Green City Market
A stroller-flat farmers market with animals, produce, free samples — right across from the zoo.
Why you'll go
Open-air, animals and produce to point at, free cheese samples (a reliable hit), and a kids' "Club Sprouts" tent. Right across from the zoo, so you can stack them.
What they'll love
The free Club Sprouts kids' tent, where a little one gets a punch-card membership and picks up a hands-on seasonal activity and recipe each week (plus a "question of the week" to ask a farmer). Beyond the tent there's live acoustic music to bounce to, a big grassy lawn to toddle and picnic on, lots of dogs to point at, and easy-to-hold prepared foods like donuts, pastries, and grilled cheese.
Real talk
A TripAdvisor reviewer flatly noted "No bathroom facilities" at the market, so plan a diaper change before you arrive or know your backup (the adjacent Lincoln Park Zoo and Peggy Notebaert Nature Museum both have public restrooms). It gets packed on summer Saturday afternoons, so come early for elbow room with a stroller. Parking is the usual Lincoln Park headache; discounted lot parking is $14 for two hours with validation at the Chicago History Museum lot off Stockton Drive (validation cards are available at every market entrance). From November through April the outdoor lawn experience pauses and the market moves indoors to the Peggy Notebaert Nature Museum, so the lawn-and-stroller scene is roughly an April-through-November thing.
Don't miss
- Get a Club Sprouts membership card Stop by the free Club Sprouts kids' booth (open 8am-12pm on Saturdays and Wednesdays at the Lincoln Park market).

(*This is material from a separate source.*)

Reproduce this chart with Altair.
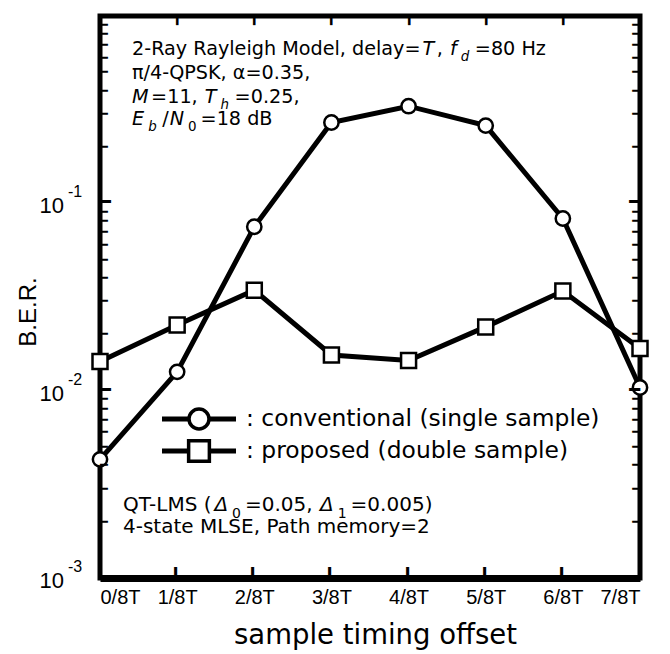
import json
import altair as alt
import pandas as pd

# ---------------- data ----------------
offsets = [0, 1, 2, 3, 4, 5, 6, 7]
offset_labels = ["0/8T", "1/8T", "2/8T", "3/8T", "4/8T", "5/8T", "6/8T", "7/8T"]
ber_conventional = [0.0043, 0.0126, 0.075, 0.27, 0.33, 0.26, 0.083, 0.0104]
ber_proposed = [0.0143, 0.0224, 0.0344, 0.0155, 0.0145, 0.0219, 0.034, 0.0168]
series_names = ["conventional", "proposed"]
decades = [0.001, 0.01, 0.1]
decade_exponents = ["-3", "-2", "-1"]
minor_vals = [m * 10.0 ** k for k in (-3, -2, -1) for m in range(2, 10)]
major_vals = [0.01, 0.1]
inner_x_ticks = offsets[1:-1]

# ---------------- layout constants ----------------
W, H = 540, 562
PAD_L, PAD_T = 100, 16
FONT = "DejaVu Sans"
HELV = "Liberation Sans"
X_MIN, X_MAX = 0, 7
Y_MIN, Y_MAX = 0.001, 1.0
TICK_GLYPH = "━"

rows = []
for name, vals in zip(series_names, (ber_conventional, ber_proposed)):
    rows += [{"offset": o, "ber": b, "series": name} for o, b in zip(offsets, vals)]
df = pd.DataFrame(rows)

xscale = alt.Scale(domain=[X_MIN, X_MAX], nice=False, zero=False)
yscale = alt.Scale(type="log", domain=[Y_MIN, Y_MAX], nice=False)

xaxis = alt.Axis(
    values=offsets,
    labelExpr=json.dumps(offset_labels) + "[datum.value]",
    ticks=False, grid=False,
    domain=True, domainColor="black", domainWidth=7,
    labelFont=HELV, labelFontSize=20, labelColor="black", labelPadding=9,
    labelOverlap=False,
    title="sample timing offset", titleFont=FONT, titleFontSize=27.5,
    titleFontWeight="normal", titleColor="black",
    titleBaseline="alphabetic", titleY=65, titleX=W / 2 + 5,
)


def X(field):
    return alt.X(field, scale=xscale, axis=xaxis)


def Y(field):
    return alt.Y(field, scale=yscale, axis=None)


base = alt.Chart(df)
lines = base.mark_line(color="black", strokeWidth=5).encode(
    x=X("offset:Q"), y=Y("ber:Q"), detail="series:N",
)
pt_style = dict(filled=True, fill="white", stroke="black", strokeWidth=2.5,
                fillOpacity=1, strokeOpacity=1, opacity=1)
circles = base.transform_filter(alt.datum.series == series_names[0]).mark_point(
    shape="circle", size=205, **pt_style
).encode(x=X("offset:Q"), y=Y("ber:Q"))
squares = base.transform_filter(alt.datum.series == series_names[1]).mark_point(
    shape="square", size=225, **pt_style
).encode(x=X("offset:Q"), y=Y("ber:Q"))

# ---------------- inward frame ticks (drawn as heavy box-drawing glyphs) ----------------
ymin_df = pd.DataFrame({"v": minor_vals, "g": [TICK_GLYPH] * len(minor_vals)})
ymaj_df = pd.DataFrame({"v": major_vals, "g": [TICK_GLYPH] * len(major_vals)})
xt_df = pd.DataFrame({"t": inner_x_ticks, "g": [TICK_GLYPH] * len(inner_x_ticks)})

tick_layers = []
for d, fs in ((ymin_df, 13), (ymaj_df, 18)):
    tick_layers.append(alt.Chart(d).mark_text(
        align="left", baseline="middle", font=FONT, fontSize=fs, color="black"
    ).encode(y=Y("v:Q"), x=alt.value(0), text="g:N"))
    tick_layers.append(alt.Chart(d).mark_text(
        align="right", baseline="middle", font=FONT, fontSize=fs, color="black"
    ).encode(y=Y("v:Q"), x=alt.value(W), text="g:N"))
tick_layers.append(alt.Chart(xt_df).mark_text(
    align="left", baseline="middle", font=FONT, fontSize=15, color="black", angle=90
).encode(x=X("t:Q"), y=alt.value(0), text="g:N"))
tick_layers.append(alt.Chart(xt_df).mark_text(
    align="left", baseline="middle", font=FONT, fontSize=18, color="black", angle=270
).encode(x=X("t:Q"), y=alt.value(H), text="g:N"))

# ---------------- y tick labels 10^k ----------------
dec_df = pd.DataFrame({"v": decades, "e": decade_exponents})
ylab_base = alt.Chart(dec_df).mark_text(
    align="right", baseline="middle", font=HELV, fontSize=22, color="black", dy=3
).encode(y=Y("v:Q"), x=alt.value(64 - PAD_L), text=alt.value("10"))
ylab_exp = alt.Chart(dec_df).mark_text(
    align="left", baseline="middle", font=HELV, fontSize=16, color="black", dy=-11
).encode(y=Y("v:Q"), x=alt.value(68 - PAD_L), text="e:N")

one = pd.DataFrame({"a": [0]})


def txt(text, x, y, size, italic=False, font=FONT, align="left",
        baseline="alphabetic", angle=0):
    props = dict(text=text, align=align, baseline=baseline, font=font,
                 fontSize=size, color="black",
                 fontStyle="italic" if italic else "normal")
    if angle:
        props["angle"] = angle
    return alt.Chart(one).mark_text(**props).encode(
        x=alt.value(x - PAD_L), y=alt.value(y - PAD_T))


# DejaVu Sans advance widths (units per em 2048) for layout of rich-text runs
ADV = {' ': 651, '(': 799, ')': 799, ',': 651, '-': 739, '.': 651, '/': 690,
       ':': 690, '=': 1716, 'D': 1577, 'E': 1294, 'H': 1540, 'K': 1343,
       'L': 1141, 'M': 1767, 'N': 1532, 'P': 1235, 'Q': 1612, 'R': 1423,
       'S': 1300, 'T': 1251, 'a': 1255, 'b': 1300, 'd': 1300, 'e': 1260,
       'f': 721, 'g': 1300, 'h': 1298, 'i': 569, 'l': 569, 'm': 1995,
       'o': 1253, 'r': 842, 's': 1067, 't': 803, 'y': 1212, 'z': 1075,
       'π': 1233, 'α': 1300, 'Δ': 1401}


def width(s, size):
    return sum(ADV.get(c, 1303) for c in s) / 2048.0 * size


def rich_line(x0, baseline, size, segs):
    out = []
    x = x0
    prev_italic = False
    for text, kind in segs:
        italic = kind in ("i", "isub")
        sub = kind in ("sub", "isub")
        if sub:
            fs = size * 0.7
            y = baseline + size * 0.33
            if prev_italic:
                x += 3.0
        else:
            fs = size
            y = baseline
            if prev_italic and not italic:
                x += size * 0.08
        out.append(txt(text, x, y, fs, italic=italic))
        x += width(text, fs) + (4.0 if sub else 1.0)
        prev_italic = italic
    return out


TOP = 19.2
BOT = 20
annotations = []
annotations += rich_line(132, 55, TOP, [("2-Ray Rayleigh Model, delay=", "n"), ("T", "i"),
                                        (", ", "n"), ("f", "i"), ("d", "isub"),
                                        ("=80 Hz", "n")])
annotations += rich_line(132, 79, TOP, [("π/4-QPSK, α=0.35,", "n")])
annotations += rich_line(132, 103, TOP, [("M", "i"), ("=11, ", "n"), ("T", "i"),
                                         ("h", "isub"), ("=0.25,", "n")])
annotations += rich_line(132, 125, TOP, [("E", "i"), ("b", "isub"), ("/", "n"),
                                         ("N", "i"), ("0", "sub"), ("=18 dB", "n")])
annotations += rich_line(123, 511, BOT, [("QT-LMS (", "n"), ("Δ", "i"), ("0", "sub"),
                                         ("=0.05, ", "n"), ("Δ", "i"), ("1", "sub"),
                                         ("=0.005)", "n")])
annotations += rich_line(123, 533, BOT, [("4-state MLSE, Path memory=2", "n")])

# y axis title
annotations.append(txt("B.E.R.", 29, 312, 24, font=HELV, align="center",
                       baseline="middle", angle=270))

# ---------------- legend (inline, like the original) ----------------
legend_rows = [(419, "circle", 400, ": conventional (single sample)"),
               (451, "square", 430, ": proposed (double sample)")]
legend = []
for ly, shape, sz, label in legend_rows:
    legend.append(alt.Chart(one).mark_rule(color="black", strokeWidth=5).encode(
        x=alt.value(162 - PAD_L), x2=alt.value(236 - PAD_L), y=alt.value(ly - PAD_T)))
    legend.append(alt.Chart(one).mark_point(shape=shape, size=sz, filled=True, fill="white",
                                            stroke="black", strokeWidth=3.5, opacity=1).encode(
        x=alt.value(199 - PAD_L), y=alt.value(ly - PAD_T)))
    legend.append(txt(label, 246, ly, 23.4, baseline="middle"))

chart = alt.layer(
    lines, circles, squares, ylab_base, ylab_exp, *tick_layers, *annotations, *legend
).properties(
    width=W, height=H,
    autosize=alt.AutoSizeParams(type="none"),
    padding={"left": PAD_L, "top": PAD_T, "right": 670 - PAD_L - W, "bottom": 654 - PAD_T - H},
    background="white",
).configure_view(stroke="black", strokeWidth=5)

chart.save("out.html", embed_options={"renderer": "svg", "actions": False})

Kids get a punch card, a weekly seasonal activity and recipe, and a Produce Passport + Seasonality Wheel; a completed passport earns a prize at season's end. Head to the booth early so the activity station isn't picked over and your toddler has fresh energy before the crowds build.
- Picnic on the Lincoln Park lawn The market sits on grassy ground with room to sit, and reviewers describe relaxing in the grass and eating breakfast on the lawn while people-watching (one notes it's 'popular with stroller moms who spread blankets on the lawn'). Grab donuts or pastries and a coffee, then claim a grass spot off the main aisles where a wobbly walker has room to roam.

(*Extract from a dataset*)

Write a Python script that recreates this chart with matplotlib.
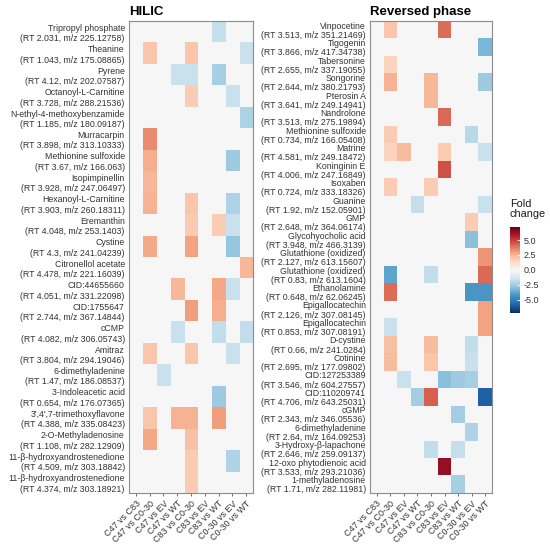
import numpy as np
import matplotlib
matplotlib.use("Agg")
import matplotlib.pyplot as plt

plt.rcParams["font.family"] = ["Liberation Sans", "DejaVu Sans"]

COMPARISONS = ["C47 vs C83", "C47 vs C0-30", "C47 vs EV", "C47 vs WT",
               "C83 vs C0-30", "C83 vs EV", "C83 vs WT", "C0-30 vs EV",
               "C0-30 vs WT"]

HILIC_LABELS = [
    "Tripropyl phosphate\n(RT 2.031, m/z 225.12758)",
    "Theanine\n(RT 1.043, m/z 175.08865)",
    "Pyrene\n(RT 4.12, m/z 202.07587)",
    "Octanoyl-L-Carnitine\n(RT 3.728, m/z 288.21536)",
    "N-ethyl-4-methoxybenzamide\n(RT 1.185, m/z 180.09187)",
    "Murracarpin\n(RT 3.898, m/z 313.10333)",
    "Methionine sulfoxide\n(RT 3.67, m/z 166.063)",
    "Isopimpinellin\n(RT 3.928, m/z 247.06497)",
    "Hexanoyl-L-Carnitine\n(RT 3.903, m/z 260.18311)",
    "Eremanthin\n(RT 4.048, m/z 253.1403)",
    "Cystine\n(RT 4.3, m/z 241.04239)",
    "Citronellol acetate\n(RT 4.478, m/z 221.16039)",
    "CID:44655660\n(RT 4.051, m/z 331.22098)",
    "CID:1755647\n(RT 2.744, m/z 367.14844)",
    "cCMP\n(RT 4.082, m/z 306.05743)",
    "Amitraz\n(RT 3.804, m/z 294.19046)",
    "6-dimethyladenine\n(RT 1.47, m/z 186.08537)",
    "3-Indoleacetic acid\n(RT 0.654, m/z 176.07365)",
    "3',4',7-trimethoxyflavone\n(RT 4.388, m/z 335.08423)",
    "2-O-Methyladenosine\n(RT 1.108, m/z 282.12909)",
    "11-\u03b2-hydroxyandrostenedione\n(RT 4.509, m/z 303.18842)",
    "11-\u03b2-hydroxyandrostenedione\n(RT 4.374, m/z 303.18921)",
]

# fold change per comparison (columns in COMPARISONS order)
HILIC_VALUES = [
    [0, 0, 0, 0, 0, 0, -1.7, 0, 0],
    [0, 2.0, 0, 0, 2.0, 0, 0, 0, -1.6],
    [0, 0, 0, -1.6, -1.6, 0, -2.4, 0, 0],
    [0, 0, 0, 0, 1.8, 0, 0, -1.6, 0],
    [0, 0, 0, 0, 0, 0, 0, 0, -2.3],
    [0, 3.4, 0, 0, 0, 0, 0, 0, 0],
    [0, 2.6, 0, 0, 0, 0, 0, -2.6, 0],
    [0, 2.4, 0, 0, 0, 0, 0, 0, 0],
    [0, 2.5, 0, 0, 2.0, 0, 0, -2.2, 0],
    [0, 0, 0, 0, 1.9, 0, 1.8, -1.6, 0],
    [0, 2.7, 0, 0, 2.9, 0, 0, -2.8, 0],
    [0, 0, 0, 0, 0, 0, 0, 0, 2.4],
    [0, 0, 0, 2.4, 0, 0, 2.8, -1.6, 0],
    [0, 0, 0, 0, 3.0, 0, 2.6, 0, 0],
    [0, 0, 0, -1.6, 0, 0, -1.8, 0, -1.8],
    [0, 2.0, 0, 0, 2.0, 0, 0, -1.6, 0],
    [0, 0, -1.6, 0, 0, 0, 0, 0, 0],
    [0, 0, 0, 0, 0, 0, -2.6, 0, 0],
    [0, 2.0, 0, 2.5, 2.5, 0, 3.0, 0, 0],
    [0, 2.8, 0, 0, 2.1, 0, 0, 0, 0],
    [0, 0, 0, 0, 1.8, 0, 0, -2.2, 0],
    [0, 0, 0, 0, 1.8, 0, 0, 0, 0],
]

RP_LABELS = [
    "Vinpocetine\n(RT 3.513, m/z 351.21469)",
    "Tigogenin\n(RT 3.866, m/z 417.34738)",
    "Tabersonine\n(RT 2.655, m/z 337.19055)",
    "Songorine\n(RT 2.644, m/z 380.21793)",
    "Pterosin A\n(RT 3.641, m/z 249.14941)",
    "Nandrolone\n(RT 3.513, m/z 275.19894)",
    "Methionine sulfoxide\n(RT 0.734, m/z 166.05408)",
    "Matrine\n(RT 4.581, m/z 249.18472)",
    "Koninginin E\n(RT 4.006, m/z 247.16849)",
    "Isoxaben\n(RT 0.724, m/z 333.18326)",
    "Guanine\n(RT 1.92, m/z 152.05901)",
    "GMP\n(RT 2.648, m/z 364.06174)",
    "Glycohyocholic acid\n(RT 3.948, m/z 466.3139)",
    "Glutathione (oxidized)\n(RT 2.127, m/z 613.15607)",
    "Glutathione (oxidized)\n(RT 0.83, m/z 613.1604)",
    "Ethanolamine\n(RT 0.648, m/z 62.06245)",
    "Epigallocatechin\n(RT 2.126, m/z 307.08145)",
    "Epigallocatechin\n(RT 0.853, m/z 307.08191)",
    "D-cystine\n(RT 0.66, m/z 241.0284)",
    "Cotinine\n(RT 2.695, m/z 177.09802)",
    "CID:127253389\n(RT 3.546, m/z 604.27557)",
    "CID:110209741\n(RT 4.706, m/z 643.25031)",
    "cGMP\n(RT 2.343, m/z 346.05536)",
    "6-dimethyladenine\n(RT 2.64, m/z 164.09253)",
    "3-Hydroxy-\u03b2-lapachone\n(RT 2.646, m/z 259.09137)",
    "12-oxo phytodienoic acid\n(RT 3.533, m/z 293.21036)",
    "1-methyladenosine\n(RT 1.71, m/z 282.11981)",
]

RP_VALUES = [
    [0, 2.0, 0, 0, 0, 4.0, 0, 0, 0],
    [0, 0, 0, 0, 0, 0, 0, 0, -3.3],
    [0, 1.6, 0, 0, 0, 0, 0, 0, 0],
    [0, 2.5, 0, 0, 2.4, 0, 0, 0, -2.6],
    [0, 0, 0, 0, 2.4, 0, 0, 0, 0],
    [0, 0, 0, 0, 0, 4.1, 0, 0, 0],
    [0, 1.8, 0, 0, 0, 0, 0, -2.0, 0],
    [0, 1.6, 2.3, 0, 0, 1.8, 0, 0, -1.6],
    [0, 0, 0, 0, 0, 4.6, 0, 0, 0],
    [0, 1.8, 0, 0, 1.8, 0, 0, 0, 0],
    [0, 0, 0, -1.7, 0, 0, 0, 0, -1.6],
    [0, 0, 0, 0, 0, 0, 0, 1.8, 0],
    [0, 0, 0, 0, 0, 0, 0, -3.0, 0],
    [0, 0, 0, 0, 0, 0, 0, 0, 3.2],
    [0, -3.8, 0, 0, -1.8, 0, 0, 0, 4.1],
    [0, 4.0, 0, 0, 0, 0, 0, -4.2, -4.2],
    [0, 0, 0, 0, 0, 0, 0, 0, 2.9],
    [0, -1.6, 0, 0, 0, 0, 0, 0, 2.9],
    [0, 2.1, 0, 0, 2.3, 0, 0, -1.8, 0],
    [0, 2.3, 0, 0, 2.0, 0, 0, -1.6, 0],
    [0, 0, -1.6, 0, 0, -3.0, -2.6, -2.4, 0],
    [0, 0, 0, -2.5, 4.3, 0, 0, 0, -5.9],
    [0, 0, 0, 0, 0, 0, -2.5, 0, 0],
    [0, 0, 0, 0, 0, 0, 0, -2.2, 0],
    [0, 0, 0, 0, -1.8, 0, -1.7, 0, 0],
    [0, 0, 0, 0, 0, 6.3, 0, 0, 0],
    [0, 0, 0, 0, 0, 0, -2.4, 0, 0],
]

CBAR_TICKS = [-5.0, -2.5, 0.0, 2.5, 5.0]
LIMIT = 7.2
TEXT_COLOR = "#333333"
FRAME_COLOR = "#8c8c8c"


def _heatmap(ax, values, labels, title, linespacing):
    im = ax.imshow(np.array(values), aspect="auto", cmap="RdBu_r",
                   vmin=-LIMIT, vmax=LIMIT, interpolation="nearest")
    ax.set_yticks(np.arange(len(labels)))
    ax.set_yticklabels(labels, fontsize=6.3, color=TEXT_COLOR,
                       linespacing=linespacing)
    ax.set_xticks(np.arange(len(COMPARISONS)))
    ax.set_xticklabels(COMPARISONS, rotation=45, ha="right",
                       rotation_mode="anchor", fontsize=6.4, color=TEXT_COLOR)
    ax.tick_params(axis="y", length=0, pad=3)
    ax.tick_params(axis="x", length=2.5, width=0.6, color="#555555", pad=2)
    for sp in ax.spines.values():
        sp.set_color(FRAME_COLOR)
        sp.set_linewidth(0.8)
    ax.set_title(title, loc="left", fontsize=9.5, fontweight="bold", pad=4)
    return im


fig = plt.figure(figsize=(5.5, 5.45), dpi=100)
ax1 = fig.add_axes([0.2345, 0.0954, 0.2255, 0.866])
ax2 = fig.add_axes([0.6727, 0.0954, 0.2218, 0.866])
cax = fig.add_axes([0.927, 0.4257, 0.018, 0.158])

_heatmap(ax1, HILIC_VALUES, HILIC_LABELS, "HILIC", 1.2)
im = _heatmap(ax2, RP_VALUES, RP_LABELS, "Reversed phase", 1.02)

cb = fig.colorbar(im, cax=cax, ticks=CBAR_TICKS)
cb.outline.set_visible(False)
cb.ax.set_yticklabels([f"{t:.1f}" for t in CBAR_TICKS], fontsize=6.5,
                      color=TEXT_COLOR)
cb.ax.tick_params(length=2, width=0.6, color="white", direction="in", pad=3)
fig.text(0.927, 0.598, "Fold\nchange", fontsize=7.8, ha="left", va="bottom",
         color="#1a1a1a", linespacing=1.05)

fig.savefig("out.png", dpi=100)
plt.close(fig)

- Catch the live acoustic music Local acoustic musicians or bands play on both Wednesdays and Saturdays, adding a soundtrack toddlers can sway and clap to. Listen for the music when you arrive and steer toward it for a built-in break between vendor stalls.

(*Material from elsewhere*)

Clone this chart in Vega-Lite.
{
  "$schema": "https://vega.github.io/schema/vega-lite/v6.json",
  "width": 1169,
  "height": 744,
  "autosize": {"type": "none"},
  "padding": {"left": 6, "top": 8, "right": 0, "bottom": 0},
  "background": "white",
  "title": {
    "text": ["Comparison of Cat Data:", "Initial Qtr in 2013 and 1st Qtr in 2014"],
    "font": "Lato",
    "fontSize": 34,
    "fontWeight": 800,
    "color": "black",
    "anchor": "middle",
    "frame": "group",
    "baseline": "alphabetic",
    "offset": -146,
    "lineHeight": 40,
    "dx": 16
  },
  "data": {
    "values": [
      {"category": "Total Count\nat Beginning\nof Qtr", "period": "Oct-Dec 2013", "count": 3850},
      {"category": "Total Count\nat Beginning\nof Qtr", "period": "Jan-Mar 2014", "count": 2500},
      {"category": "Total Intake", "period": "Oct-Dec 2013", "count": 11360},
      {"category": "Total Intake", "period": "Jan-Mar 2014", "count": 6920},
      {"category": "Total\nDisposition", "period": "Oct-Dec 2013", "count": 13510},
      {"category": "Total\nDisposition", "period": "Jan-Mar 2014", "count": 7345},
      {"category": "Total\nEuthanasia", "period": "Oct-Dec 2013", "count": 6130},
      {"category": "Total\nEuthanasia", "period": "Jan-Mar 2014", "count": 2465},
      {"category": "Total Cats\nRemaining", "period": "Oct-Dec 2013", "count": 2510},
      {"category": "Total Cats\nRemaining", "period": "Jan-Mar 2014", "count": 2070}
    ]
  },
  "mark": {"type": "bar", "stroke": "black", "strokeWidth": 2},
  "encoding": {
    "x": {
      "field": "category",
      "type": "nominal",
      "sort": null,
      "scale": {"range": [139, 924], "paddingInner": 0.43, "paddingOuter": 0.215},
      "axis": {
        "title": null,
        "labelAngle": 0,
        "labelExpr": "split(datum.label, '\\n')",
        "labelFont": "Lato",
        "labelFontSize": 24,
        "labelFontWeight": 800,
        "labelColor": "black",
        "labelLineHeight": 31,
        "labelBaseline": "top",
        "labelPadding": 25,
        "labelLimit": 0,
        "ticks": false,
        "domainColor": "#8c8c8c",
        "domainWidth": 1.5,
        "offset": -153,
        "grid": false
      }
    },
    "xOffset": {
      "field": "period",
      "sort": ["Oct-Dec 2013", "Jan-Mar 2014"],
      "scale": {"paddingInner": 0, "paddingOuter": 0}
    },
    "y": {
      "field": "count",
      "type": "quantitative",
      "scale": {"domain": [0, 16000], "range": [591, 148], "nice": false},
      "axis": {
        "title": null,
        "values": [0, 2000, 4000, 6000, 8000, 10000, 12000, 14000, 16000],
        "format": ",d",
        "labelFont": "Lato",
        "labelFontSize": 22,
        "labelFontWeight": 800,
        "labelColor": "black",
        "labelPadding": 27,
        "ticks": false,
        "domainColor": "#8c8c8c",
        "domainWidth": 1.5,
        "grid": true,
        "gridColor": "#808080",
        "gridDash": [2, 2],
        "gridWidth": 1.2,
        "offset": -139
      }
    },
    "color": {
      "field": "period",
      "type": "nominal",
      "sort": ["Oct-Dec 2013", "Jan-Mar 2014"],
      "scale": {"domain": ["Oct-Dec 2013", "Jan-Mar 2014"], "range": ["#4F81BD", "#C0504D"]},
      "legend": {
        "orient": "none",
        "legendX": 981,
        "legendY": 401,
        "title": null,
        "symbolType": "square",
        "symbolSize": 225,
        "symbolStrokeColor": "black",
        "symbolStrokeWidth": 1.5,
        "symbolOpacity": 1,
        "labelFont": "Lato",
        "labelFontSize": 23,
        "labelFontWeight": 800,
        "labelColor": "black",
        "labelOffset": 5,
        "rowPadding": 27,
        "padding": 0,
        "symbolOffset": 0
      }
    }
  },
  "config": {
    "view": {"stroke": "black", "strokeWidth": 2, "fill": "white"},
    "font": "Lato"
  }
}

- Sample your way through prepared foods Vendors hand out samples and sell easy-to-share prepared bites: donuts, sandwiches, pastries, pies, soups, and quiches, plus reviewer favorites like Gayle's Grilled Cheese and pizza from a mobile brick oven. Go early for the calmest crowds and the best pick before popular items (there's often a line for the grilled cheese) sell out.